In 2008, during the financial crisis, the shock was more severe. The wood products industry went into a freefall. In Canada, more than 30,000 forestry jobs were lost between 2006 and 2010.
Many mills in Ontario and B.C. closed, and major producers of structural panels idled their plants. Logging activity dropped sharply as mills stopped buying logs and contractors went bankrupt.
The effect on the GDP was devastating. According to analysis from various organizations, the forestry and wood products sector saw billions in lost output.
The forestry and wood products industry has a strong economic multiplier. One direct forestry job supports two to three additional jobs in trucking, equipment manufacturing, maintenance and local services. When mills shut down, entire communities feel the effects.
My point, of course, is that we must do everything possible to support the residential construction industry - our economic health depends on it.
Housing is one of the most powerful economic engines in the country. When it stalls, the consequences ripple far beyond the construction site.
A study from John Molson School of Business at Concordia University bolsters the case for boosting the housing industry. It notes that doing so would deliver immediate economic benefits.
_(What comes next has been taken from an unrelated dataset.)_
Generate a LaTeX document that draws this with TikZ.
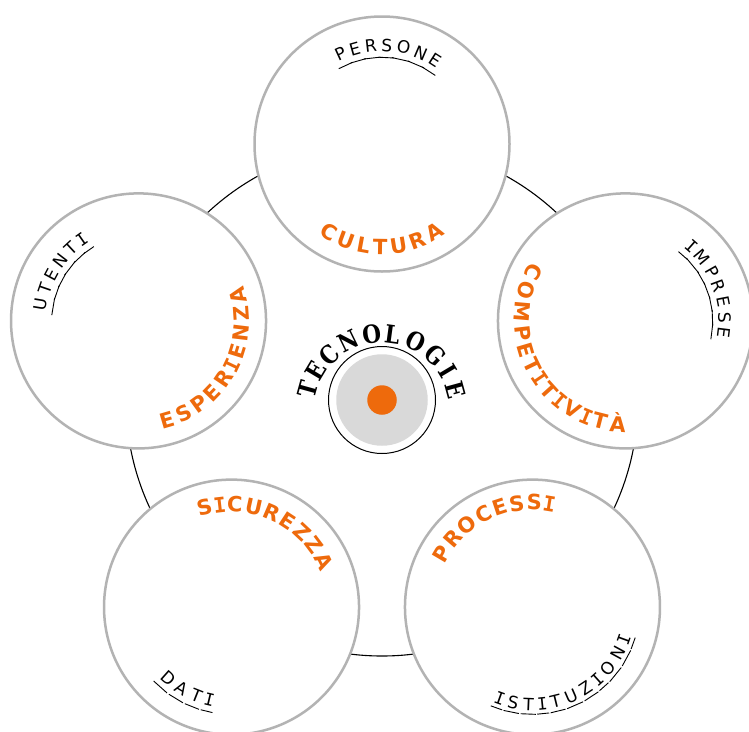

The report suggests that investment in homebuilding, including streamlined approval processes and reduced input costs, can quickly translate into wider economic benefits.
The potential downside of inaction is alarming.
According to a recent analysis, without policy intervention, about 35,000 Ontario residential construction workers could potentially be displaced, on average, over the next 10 years, while 390,000 fewer Ontarians would be housed.
Reviving the homebuilding industry must be treated as an economic priority. Our economic future depends on it.